Given the depth map $d_t$ for frame $I_t$, we first create a 3D point cloud in camera space at time $t$,
where
\begin{equation}
P_t =
\begin{pmatrix}
X_t \\ Y_t \\ Z_t
\end{pmatrix}
=
\frac{d_t}{f}
\begin{pmatrix}
x_t - c_0 \\ y_t - c_1 \\ f
\end{pmatrix},
\end{equation}
is the 3D coordinate at $t$ corresponding to the point with pixel coordinates $x_t, y_t$,
which range over all coordinates in $I_t$.

Given $k$ detections with predicted motions as above, we transform all points within the bounding
box of a detected object according to the predicted motion of the object.

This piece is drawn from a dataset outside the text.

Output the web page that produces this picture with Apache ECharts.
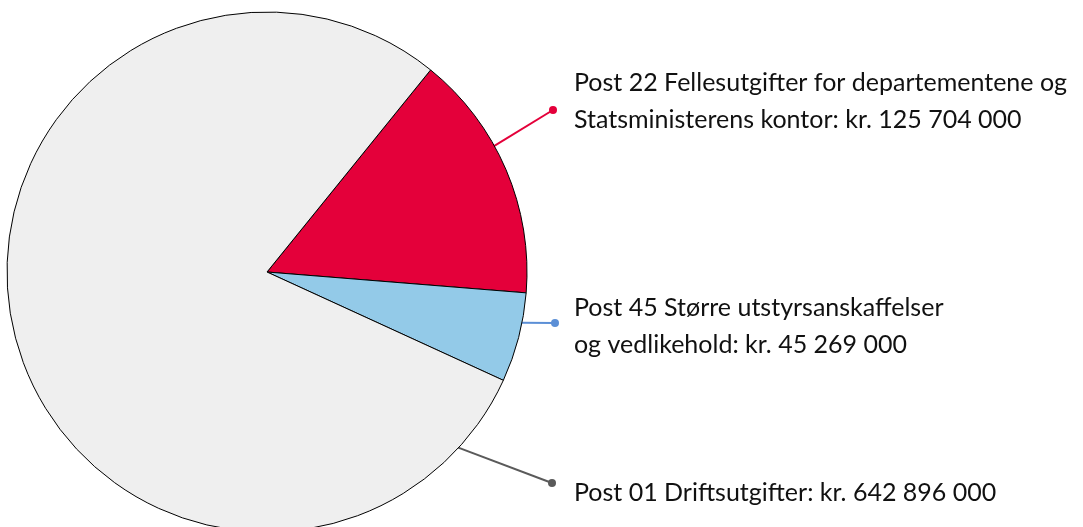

We first define the \emph{full image} mask $m_t^k$ for object k,
which can be computed from the predicted box mask $m_k^b$ by bilinearly resizing
$m_k^b$ to the width and height of the predicted bounding box and then copying the values
of the resized mask into a full image map starting at the top-right coordinate of the predicted bounding box.
Then,
\begin{equation}
P'_{t+1} =
P_t + \sum_1^{k} m_t^k\left\{ R_t^k \cdot (P_t - p_t^k) + p_t^k + t_t^k - P_t \right\}
\end{equation}

Next, we transform all points given the camera transformation $\{R_t^c, t_t^c\} \in SE3$, % TODO introduce!

\begin{equation}
\begin{pmatrix}
X_{t+1} \\ Y_{t+1} \\ Z_{t+1}
\end{pmatrix}
= P_{t+1} = R_t^c \cdot P'_{t+1} + t_t^k
\end{equation}.

Finally, we project the transformed 3D points at time $t+1$ to pixel coordinates again,
\begin{equation}
\begin{pmatrix}
x_{t+1} \\ y_{t+1}
\end{pmatrix}
=
\frac{f}{Z_{t+1}}
\begin{pmatrix}
X_{t+1} \\ Y_{t+1}
\end{pmatrix}
+
\begin{pmatrix}
c_0 \\ c_1
\end{pmatrix}.
\end{equation}
We can now obtain the optical flow between $I_t$ and $I_{t+1}$ at each point as
\begin{equation}
\begin{pmatrix}
u \\ v
\end{pmatrix}
=
\begin{pmatrix}
x_{t+1} - x_{t} \\ y_{t+1} - y_{t}
\end{pmatrix}.
\end{equation}


%Given the predicted motion as above, a depth map $d_t$ for frame $I_t$ and
%the predicted or ground truth camera motion $\{R_c^k, t_c^k\}\in SE3$.